Great for product catalogs with categories and filters:

// Normalized state for product catalog
{
  products: {
    'p1': { id: 'p1', name: 'Laptop', price: 999, categoryId: 'c1' },
    'p2': { id: 'p2', name: 'Mouse', price: 29, categoryId: 'c1' }
  },
  categories: {
    'c1': { id: 'c1', name: 'Electronics' },
    'c2': { id: 'c2', name: 'Accessories' }
  },
  productsByCategory: {
    'c1': ['p1', 'p2'],
    'c2': []
  },
  filteredProductIds: ['p1', 'p2'],  // After applying filters
  cartItems: ['p1']  // Product IDs in cart
}

// Filtering products:
// 1. Filter product IDs based on criteria
// 2. Update filteredProductIds array
// 3. Render using filtered IDs (lookup from products)

Trade-offs & When to Use

Use Normalization When:

  • Large datasets (1000+ items)
  • Frequent updates to nested data
  • Multiple views of same data
  • Complex relationships (many-to-many)
  • Performance is critical
  • Real-time updates (WebSocket, etc.)

Skip Normalization When:

  • Small, simple datasets (<100 items)
  • Data is mostly read-only
  • Simple parent-child relationships
  • Prototyping or MVP stage
  • Overhead not worth the benefits

⚠️ Common Pitfalls

  • Over-normalization: Don't normalize simple, small datasets. The overhead of maintaining lookup tables isn't worth it.
  • Forgetting to update relationships: When updating an entity, remember to update all relationship arrays that reference it.
  • Not denormalizing for display: Sometimes you need to denormalize for specific views. That's okay! Normalization is a tool, not a rule.
  • Complex selectors: You may need helper functions to reconstruct nested views from normalized data.
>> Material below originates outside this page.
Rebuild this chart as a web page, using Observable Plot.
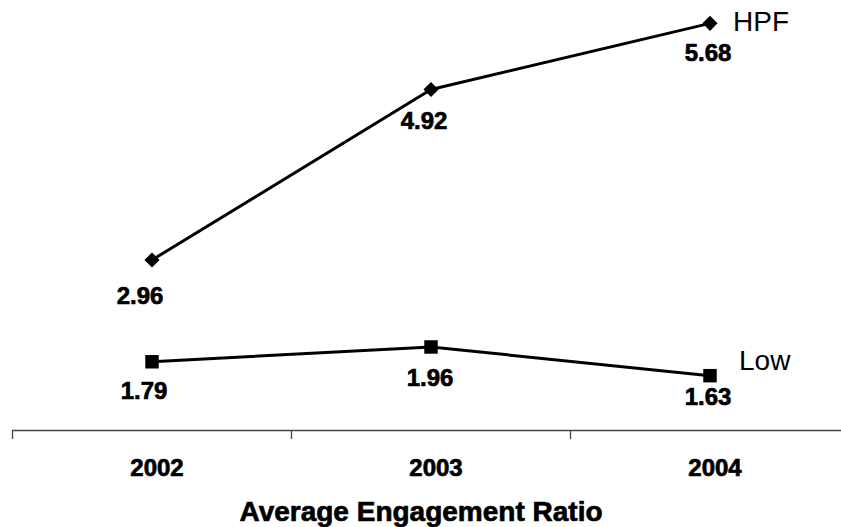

This is normal and expected.

Implementation Tips

1. Use TypeScript for Type Safety

interface NormalizedState<T> {
  entities: Record<string, T>;
  ids: string[];
}

// Usage
type IssueState = NormalizedState<Issue>;

2. Create Helper Functions

// Helper to get entities by IDs
function getEntitiesByIds<T>(
  entities: Record<string, T>,
  ids: string[]
): T[] {
  return ids.map(id => entities[id]).filter(Boolean);
}

// Helper to add entity
function addEntity<T>(
  state: NormalizedState<T>,
  entity: T,
  id: string
): NormalizedState<T> {
  return {
    entities: { ...state.entities, [id]: entity },
    ids: [...state.ids, id]
  };
}

3. Use Memoization for Derived Data

// Memoize filtered/sorted views
const filteredIssues = useMemo(() => {
  const ids = state.issuesByColumn[columnId] || [];
  return ids
    .map(id => state.issues[id])
    .filter(issue => issue.priority === 'high');
}, [state.issues, state.issuesByColumn, columnId]);

Key Takeaways

  • Normalize for scale: Use normalized state when dealing with large, frequently-updated datasets.
  • Lookup tables + order arrays: Store entities by ID, relationships as arrays of IDs.
  • O(1) access: Direct key access is faster than searching nested arrays.
  • Single source of truth: Each entity exists once, referenced by ID everywhere.
  • Simple updates: Updating normalized state is straightforward and predictable.